What Kernel-Level Visibility Captures in Trading Environments
HFT security isn't about blocking malware downloads or preventing ransomware. Those threats exist, but they're not the primary concern. The real threats are insider risk, IP exfiltration, and algorithmic manipulation.
A rogue trader might copy a proprietary trading model to a USB drive. A compromised developer account might push modified code that skews execution logic. A supply chain attack in a third-party market data library might redirect order flow.
Kernel-level monitoring captures all of these. Process execution events show when unexpected binaries run, which matters when your production environment should only execute a handful of known trading applications. File operation monitoring tracks when someone opens, copies, or modifies algorithm source code, model parameters, or historical backtests. Network events show connections to unusual destinations, including data exfiltration via DNS tunneling or connections to unauthorized market venues.
Importantly, this visibility sits below application-layer encryption. Trading firms encrypt everything: market data feeds, order management system traffic, internal APIs. Traditional network monitoring sees encrypted streams and nothing else. Kernel-level visibility captures the syscalls before encryption happens, seeing plaintext parameters, file paths, and connection metadata.
Detection Latency Matters for Insider Threats
Speed matters for detection too, not just for trading operations. An insider copying algorithm files has a window measured in seconds or minutes. Detecting the copy operation an hour later doesn't help.
eBPF-based detection runs continuously with average detection latency of 0.098 seconds and worst-case latency of 2.48 seconds. That's fast enough to alert security teams while the threat actor is still at their keyboard, enabling response before data leaves the building.
This speed comes from the same architectural advantage. Events flow directly from kernel to user-space collector without network hops, database writes, or rule engine latency. Behavioral baselines run in-memory against incoming event streams, comparing observed operations against established patterns for specific users, roles, and infrastructure clusters.

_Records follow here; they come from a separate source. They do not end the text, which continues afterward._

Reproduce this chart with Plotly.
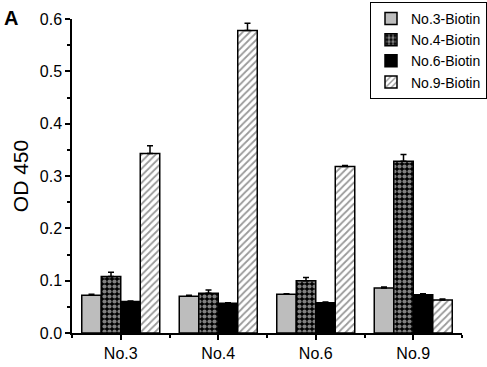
import plotly.graph_objects as go

categories = ["No.3", "No.4", "No.6", "No.9"]
series_names = ["No.3-Biotin", "No.4-Biotin", "No.6-Biotin", "No.9-Biotin"]
v_no3 = [0.072, 0.070, 0.074, 0.086]
v_no4 = [0.108, 0.076, 0.100, 0.328]
v_no6 = [0.060, 0.057, 0.058, 0.073]
v_no9 = [0.343, 0.578, 0.318, 0.063]
e_no3 = [0.002, 0.002, 0.001, 0.002]
e_no4 = [0.008, 0.006, 0.006, 0.013]
e_no6 = [0.001, 0.001, 0.001, 0.002]
e_no9 = [0.015, 0.014, 0.002, 0.002]

values = [v_no3, v_no4, v_no6, v_no9]
errors = [e_no3, e_no4, e_no6, e_no9]

styles = [
    dict(color="#bdbdbd"),
    dict(color="black", pattern=dict(shape=".", bgcolor="black", fgcolor="white", size=5, solidity=0.55, fillmode="overlay")),
    dict(color="black"),
    dict(color="white", pattern=dict(shape="/", bgcolor="white", fgcolor="#333333", size=5, solidity=0.35, fillmode="overlay")),
]

xpos = list(range(len(categories)))
fig = go.Figure()
for name, vals, errs, st in zip(series_names, values, errors, styles):
    marker = dict(line=dict(color="black", width=1.5))
    marker.update(st)
    fig.add_trace(go.Bar(
        x=xpos, y=vals, name=name, marker=marker,
        error_y=dict(type="data", array=errs, arrayminus=[0]*len(errs),
                     color="black", thickness=1.5, width=3),
    ))

fig.update_layout(
    width=487, height=367,
    margin=dict(l=72, r=25, t=19, b=34, autoexpand=False),
    barmode="group", bargap=0.2, bargroupgap=0,
    plot_bgcolor="white", paper_bgcolor="white",
    font=dict(family="Liberation Sans, Arial, sans-serif", color="black", size=16),
    legend=dict(xref="container", yref="container", x=1.0, y=0.995,
                xanchor="right", yanchor="top",
                bordercolor="black", borderwidth=1, bgcolor="white",
                font=dict(size=14), tracegroupgap=0, itemwidth=30),
    showlegend=True,
)
fig.update_xaxes(
    range=[-0.5, 3.5], tickvals=xpos, ticktext=categories,
    showline=True, linecolor="black", linewidth=1.5,
    ticks="outside", ticklen=5, tickwidth=1.5, tickcolor="black",
    minor=dict(tickvals=[-0.5, 0.5, 1.5, 2.5, 3.5], ticks="outside", ticklen=3, tickwidth=1.5, tickcolor="black"),
    showgrid=False, zeroline=False, tickfont=dict(size=16),
)
fig.update_yaxes(
    range=[0, 0.6], dtick=0.1, tickformat=".1f",
    showline=True, linecolor="black", linewidth=1.5,
    ticks="outside", ticklen=5, tickwidth=1.5, tickcolor="black",
    minor=dict(dtick=0.05, ticks="outside", ticklen=3, tickwidth=1.5, tickcolor="black"),
    showgrid=False, zeroline=False, tickfont=dict(size=16),
    title=dict(text="OD 450", font=dict(size=21), standoff=5),
)
fig.add_annotation(text="<b>A</b>", xref="paper", yref="paper", x=-0.18, y=1.045,
                   xanchor="left", yanchor="top", showarrow=False, font=dict(size=20))

fig.write_html("out.html", config={"displayModeBar": False},
               post_script="document.body.style.margin='0px';")
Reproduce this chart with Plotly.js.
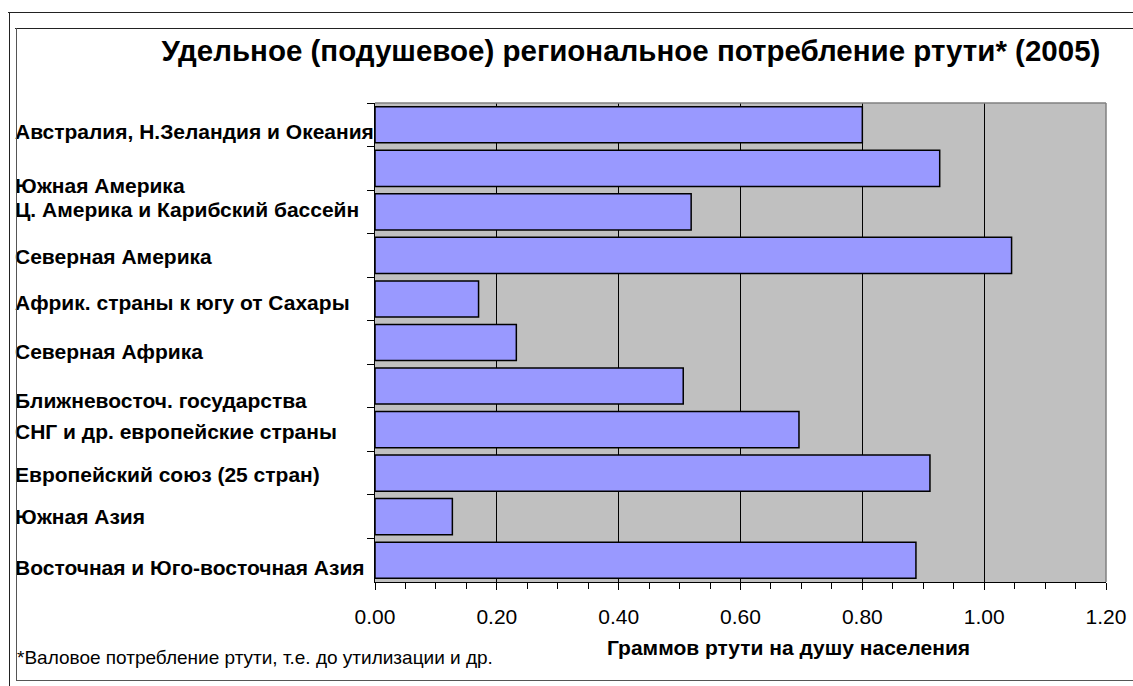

The false positive rate improves over time as baselines refine. At 7 days: 0.69%. At 30 days: 0.42%. At 180 days: 0.18%. For HFT environments where alert fatigue is already high and security teams are lean, this matters.
Protecting the 5% You Don't Have Covered
Most trading firms already run perimeter security, email filtering, and some form of network monitoring. They have the obvious bases covered. But the kernel layer, where actual algorithm execution happens, typically runs dark.
This is the coverage gap. Someone can't run your trading algorithm without the kernel loading it into memory, opening configuration files, and connecting to order management systems. Those operations all generate syscalls. Monitoring those syscalls provides ground truth about what actually executed, regardless of what application logs claim.
This layer complements existing controls rather than replacing them. The perimeter security stops external attacks. Email filtering catches phishing. Network monitoring tracks lateral movement. Kernel-level visibility ensures that what runs on your most critical boxes, the ones executing trades worth billions, matches what's supposed to run.
For firms where 100 microseconds matters, the overhead calculation is simple. 0.1% CPU cost, negligible latency impact, and detection capability for the threats that matter most: algorithm theft, unauthorized code execution, and data exfiltration. That's not a tradeoff. That's just better instrumentation.